Born Odetta Holmes in Birmingham, Alabama during the throes of the Depression, her life was shaped to a large extent by the music she heard during her early childhood years in the deep South — what she referred to as” liberation songs” during a videotaped interview with The New York Times last year.  Having discovered as a child that she could sing, Odetta earned a degree in music from Los Angeles City College.  (She and her mother had moved to LA when Odetta was young, shortly after her father died).  Although trained in classical music and musical theater, she found her true voice in folk music.

“School taught me how to count and taught me how to put a sentence together.  But as far as the human spirit goes, I learned [that] through folk music,” Odetta told an interviewer for National Public Radio several years ago. However, years earlier, in an interview with The Washington Post, she maintained, “I’m not a real folksinger.  I don’t mind people calling me that, but I’m a musical historian…  With folk music, I can do my teaching and preaching, and propagandizing.”

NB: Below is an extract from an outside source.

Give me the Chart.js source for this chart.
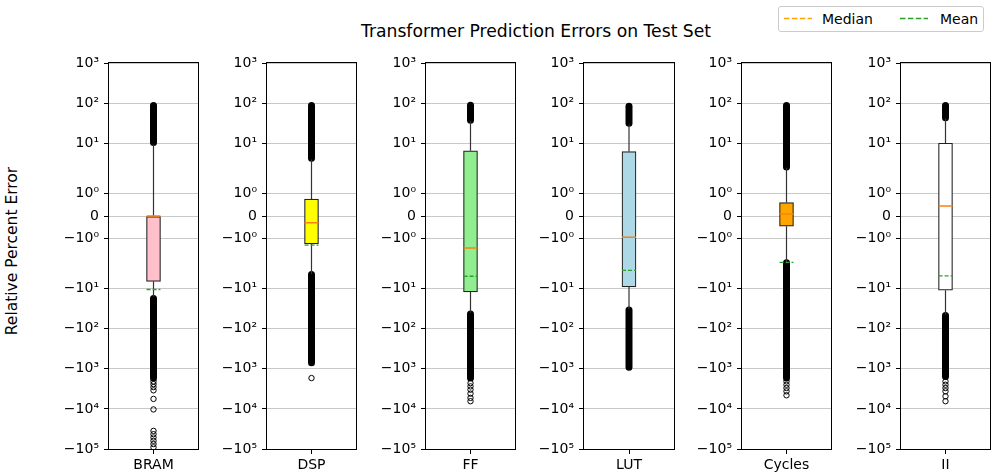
<!DOCTYPE html>
<html>
<head>
<meta charset="utf-8">
<title>Transformer Prediction Errors on Test Set</title>
<script src="https://cdn.jsdelivr.net/npm/chart.js@4.4.1/dist/chart.umd.min.js"></script>
<style>
  body { margin: 0; background: #fff; }
  #fig { position: relative; width: 997px; height: 476px; overflow: hidden; background: #fff;
         font-family: 'DejaVu Sans', sans-serif; color: #000; }
  #fig canvas { position: absolute; }
  #title { position: absolute; left: 536px; top: 21px; transform: translateX(-50%);
           font-size: 17.2px; white-space: nowrap; line-height: normal; }
  #ylabel { position: absolute; left: 12px; top: 251px; transform: translate(-50%, -50%) rotate(-90deg);
            font-size: 15.5px; white-space: nowrap; line-height: normal; }
  #legend { position: absolute; left: 778px; top: 6px; }
</style>
</head>
<body>
<div id="fig">
  <div id="title">Transformer Prediction Errors on Test Set</div>
  <div id="ylabel">Relative Percent Error</div>
  <svg id="legend" width="206" height="26" font-family="DejaVu Sans, sans-serif">
    <rect x="0.5" y="0.5" width="205" height="25" rx="2.5" fill="rgba(255,255,255,0.8)" stroke="#cccccc"/>
    <line x1="6" y1="12.5" x2="34" y2="12.5" stroke="orange" stroke-width="1.5" stroke-dasharray="5.5 2.4"/>
    <text x="44" y="17.5" font-size="14">Median</text>
    <line x1="122" y1="12.5" x2="150" y2="12.5" stroke="#2ca02c" stroke-width="1.5" stroke-dasharray="5.5 2.4"/>
    <text x="162" y="17.5" font-size="14">Mean</text>
  </svg>
</div>
<script>
// values (relative percent error)
const metrics = ['BRAM', 'DSP', 'FF', 'LUT', 'Cycles', 'II'];
const q1 = [-6.6, -1.25, -12, -9.0, -0.45, -10.9];
const q3 = [0, 0.76, 6.6, 6.3, 0.61, 10.2];
const medians = [0, -0.3, -1.43, -0.95, 0.1, 0.45];
const means = [-10.5, -1.3, -4.9, -3.5, -2.2, -4.8];
const whiskerLow = [-16, -4.3, -40, -32, -2.2, -45];
const whiskerHigh = [9.5, 4, 36, 30, 2.5, 42];
// outliers so dense that they merge into a solid bar: [from, to]
const denseHigh = [[10.6, 89], [4.3, 89], [38, 90], [32, 85], [2.6, 89], [44, 89]];
const denseLow = [[-17.5, -1700], [-4.4, -700], [-43, -1700], [-34, -914], [-2.25, -1700], [-47, -1550]];
// single outliers that can be told apart
const sparseOutliers = [
  [-2060, -2400, -2850, -3440, -5630, -10300, -35300, -42700, -51600, -62300, -75300, -91000],
  [-1700],
  [-2270, -2740, -3310, -4160, -5310, -6430],
  [],
  [-2060, -2490, -3010, -3640, -4570],
  [-2060, -2490, -3010, -3640, -4840, -6430]
];
const yTicks = [1e3, 1e2, 1e1, 1, 0, -1, -1e1, -1e2, -1e3, -1e4, -1e5];
const yTickLabels = ['10³', '10²', '10¹', '10⁰', '0', '−10⁰', '−10¹', '−10²', '−10³', '−10⁴', '−10⁵'];

const boxColors = ['pink', 'yellow', 'lightgreen', 'lightblue', 'orange', 'white'];

// layout
const PANEL_LEFT0 = 108.7, PANEL_STEP = 158.4, PANEL_W = 90;
const YW = 60, PAD_R = 4, PAD_T = 10, XH = 27;
const CANVAS_TOP = 50, CANVAS_H = 426;
const BOX_W = 14;
const half = BOX_W / PANEL_W; // x axis runs -1..1 over the panel width

// matplotlib style symlog, linthresh 2, linscale 1
const LINTHRESH = 2, LINSCALE = 1 / (1 - 1 / 10);
function symlog(v) {
  const a = Math.abs(v);
  if (a <= LINTHRESH) return v * LINSCALE;
  return Math.sign(v) * LINTHRESH * (LINSCALE + Math.log10(a / LINTHRESH));
}
function symexp(u) {
  const a = Math.abs(u);
  if (a <= LINTHRESH * LINSCALE) return u / LINSCALE;
  return Math.sign(u) * LINTHRESH * Math.pow(10, a / LINTHRESH - LINSCALE);
}

class SymlogScale extends Chart.LinearScale {
  buildTicks() {
    return yTicks.map(v => ({value: v}));
  }
  configure() {
    super.configure();
    this._sStart = symlog(this.min);
    this._sRange = symlog(this.max) - this._sStart;
  }
  getPixelForValue(value) {
    return this.getPixelForDecimal((symlog(value) - this._sStart) / this._sRange);
  }
  getValueForPixel(pixel) {
    return symexp(this._sStart + this.getDecimalForPixel(pixel) * this._sRange);
  }
}
SymlogScale.id = 'symlog';
SymlogScale.defaults = {};
Chart.register(SymlogScale);

Chart.defaults.font.family = "'DejaVu Sans', sans-serif";
Chart.defaults.font.size = 14;
Chart.defaults.color = '#000';

const framePlugin = {
  id: 'frame',
  afterDraw(chart) {
    const {ctx, chartArea} = chart;
    const l = Math.round(chartArea.left), t = Math.round(chartArea.top);
    const r = Math.round(chartArea.right), b = Math.round(chartArea.bottom);
    ctx.save();
    ctx.strokeStyle = '#000';
    ctx.lineWidth = 1;
    ctx.strokeRect(l - 0.5, t - 0.5, r - l + 1, b - t + 1);
    ctx.restore();
  }
};

function vline(a, b) {
  return [{x: 0, y: a}, {x: 0, y: b}];
}
function hline(y) {
  return [{x: -half, y: y}, {x: half, y: y}];
}

const fig = document.getElementById('fig');

metrics.forEach((name, i) => {
  const canvas = document.createElement('canvas');
  canvas.width = YW + PANEL_W + PAD_R;
  canvas.height = CANVAS_H;
  canvas.style.left = (Math.round(PANEL_LEFT0 + PANEL_STEP * i) - YW) + 'px';
  canvas.style.top = CANVAS_TOP + 'px';
  fig.appendChild(canvas);

  new Chart(canvas, {
    type: 'bar',
    data: {
      datasets: [
        {type: 'line', data: hline(medians[i]), borderColor: '#ff7f0e', borderWidth: 1.5,
         pointRadius: 0, order: 0},
        {type: 'line', data: hline(means[i]), borderColor: '#2ca02c', borderWidth: 1.3,
         borderDash: [4, 2], pointRadius: 0, order: 1},
        {type: 'bar', data: [{x: 0, y: [q1[i], q3[i]]}], backgroundColor: boxColors[i],
         borderColor: '#222', borderWidth: 1.2, borderSkipped: false, barThickness: BOX_W, order: 2},
        {type: 'line', data: vline(q3[i], whiskerHigh[i]), borderColor: '#333', borderWidth: 1.2,
         pointRadius: 0, order: 3},
        {type: 'line', data: vline(q1[i], whiskerLow[i]), borderColor: '#333', borderWidth: 1.2,
         pointRadius: 0, order: 3},
        {type: 'line', data: vline(denseHigh[i][0], denseHigh[i][1]), borderColor: '#000', borderWidth: 7,
         borderCapStyle: 'round', pointRadius: 0, order: 4},
        {type: 'line', data: vline(denseLow[i][0], denseLow[i][1]), borderColor: '#000', borderWidth: 7,
         borderCapStyle: 'round', pointRadius: 0, order: 4},
        {type: 'scatter', data: sparseOutliers[i].map(v => ({x: 0, y: v})), pointRadius: 2.7,
         pointBorderWidth: 1, pointBorderColor: '#000', pointBackgroundColor: 'rgba(0,0,0,0)', order: 5}
      ]
    },
    options: {
      responsive: false,
      animation: false,
      events: [],
      layout: {padding: {top: PAD_T, right: PAD_R, left: 0, bottom: 0}},
      plugins: {legend: {display: false}, tooltip: {enabled: false}},
      scales: {
        x: {
          type: 'linear', min: -1, max: 1, offset: false,
          afterBuildTicks: scale => { scale.ticks = [{value: 0}]; },
          afterFit: scale => { scale.height = XH; },
          ticks: {callback: () => name, padding: 3, autoSkip: false, maxRotation: 0},
          grid: {drawOnChartArea: false, drawTicks: true, tickLength: 5, tickColor: '#000', offset: false},
          border: {display: false}
        },
        y: {
          type: 'symlog', min: -1e5, max: 1e3,
          afterFit: scale => { scale.width = YW; },
          ticks: {callback: (v, idx) => yTickLabels[idx], padding: 5, autoSkip: false},
          grid: {color: '#c8c8c8', lineWidth: 1, drawTicks: true, tickLength: 5, tickColor: '#000'},
          border: {display: false}
        }
      }
    },
    plugins: [framePlugin]
  });
});
</script>
</body>
</html>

Although she launched her professional singing career by appearing in a West Coast production of “Finian’s Rainbow” in 1950, Odetta felt much more comfortable playing guitar and singing ballads, blues and spirituals in nightclubs and coffeehouses – the very songs that led to her active involvement in the civil rights movement and her crowning moments in 1963 when she marched in Selma, Alabama with Dr. Martin Luther King, Jr. and later sang “O Freedom” during the August 1963 March on Washington.  Odetta’s booming voice helped to provide the soundtrack for the movement.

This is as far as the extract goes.